Sonnés par la chute du gouvernement Barnier et la conclusion de l'accord de libre-échange du Mercosur, les syndicats agricoles se mobilisent de nouveau. Dans la région, ils se sentent déstabilisés et craignent de devoir reprendre les discussions à zéro. Rencontre avec Victor et Perrine qui ont repris une exploitation laitière dans le Vercors.
C'est la fin de l'après-midi sur les hauteurs de Saint-Martin-en-Vercors (Isère). Victor et Perrine produisent du Bleu du Vercors et du Saint-Marcellin en vente directe. Pour eux, c’est l’heure de venir soigner leurs 35 vaches laitières. Et la fatigue commence à se faire sentir. "Le réveil a sonné ce matin à 5h15, explique Victor, on va faire une petite sieste après manger entre midi et deux et après, on est prêt à rattaquer." Un rythme qu’ils doivent tenir 7 jours sur 7 et 365 jours dans l’année.
Déboussolés par la chute du gouvernement
Si Victor et Perrine se sentent protégés par les appellations d'origine contrôlées qui leur permettent aujourd’hui de bien vendre leurs fromages, ils sont déboussolés par l'abandon des négociations agricoles avec la chute du gouvernement de Michel Barnier.
On a l’impression d’avoir loupé une marche et de repartir à zéro, on va avoir d’autres interlocuteurs en face de nous qui vont avoir envie de reprendre les choses à la base.

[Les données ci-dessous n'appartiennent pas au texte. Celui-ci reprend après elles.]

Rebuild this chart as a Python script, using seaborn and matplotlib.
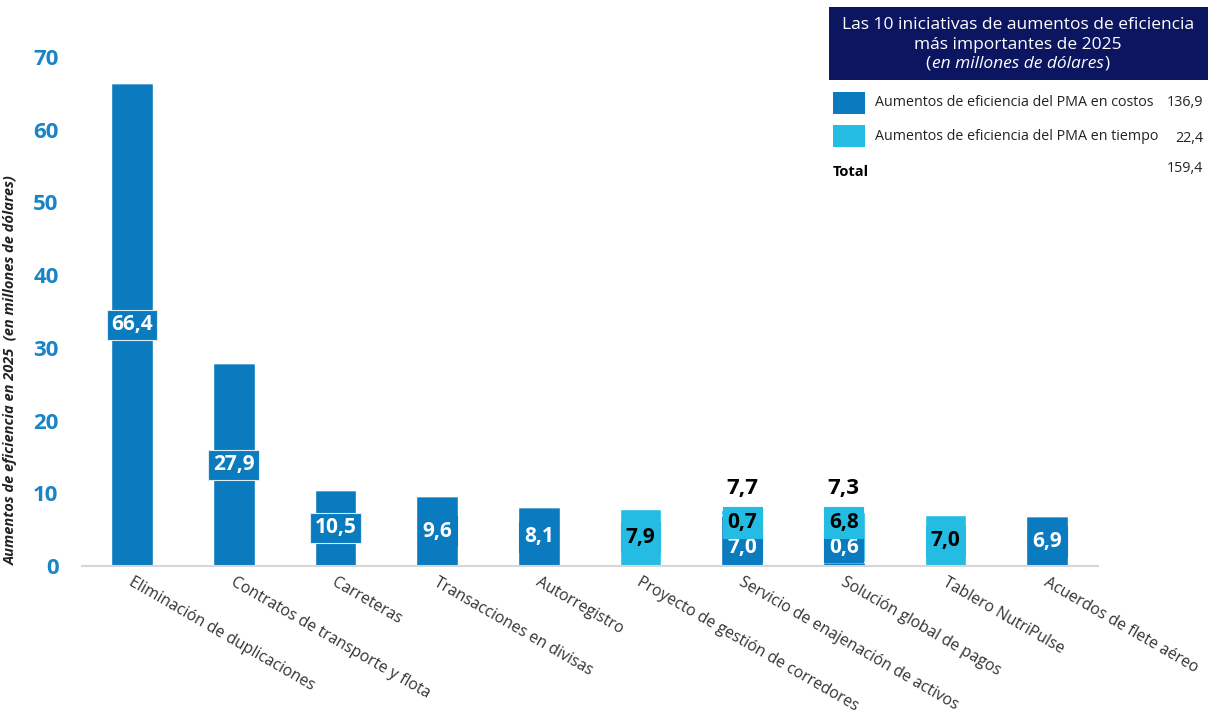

Victor Schimmel, agriculteur
La signature du traité Mercosur par la présidente de la Commission européenne, Ursula Van der Layen, est pour ces jeunes agriculteurs une injustice supplémentaire. Le traité, qui vise à supprimer la quasi-totalité des droits de douane appliqués aux échanges commerciaux entre l’UE et le Mercosur (le marché commun qui réunit le Brésil, l’Argentine, le Paraguay, l’Uruguay et la Bolivie) est pour eux, l’ouverture à une concurrence déloyale.
"On a des normes qui sont réglées, qui sont notifiées, qui sont vérifiées et qui garantissent une traçabilité de nos produits. C’est tout le contraire qui se passe dans les autres pays qui n'ont aucune exigence et donc il y a clairement une concurrence déloyale", déplore Victor.
"J’ai envie d’avoir un impact sur notre territoire"
Pour autant, Victor et Perrine ont le sentiment de respecter le sens premier de l'agriculture.
"Le fait de savoir qu’il y a également des crèches et des écoles qui achètent et qui nous passent des commandes de fromage, c’est quelque chose qui me tient à cœur de pouvoir développer ça. C’est une part de l’éducation des jeunes enfants", se réjouit Perrine Albertone, agricultrice, avant d'ajouter : "J’ai envie d’avoir un impact sur notre territoire, être acteur, pouvoir apporter l’alimentation aux habitants de notre village et un peu plus loin dans le département. C’est vraiment quelque chose qui me plaît et je ne me verrais pas être dans une structure pour nourrir je ne sais pas qui, je ne sais pas où."
Un investissement indéfectible, avec l'énergie de la jeunesse, dans la reprise de cette exploitation bio, qui a su résister aux tempêtes depuis déjà 20 ans.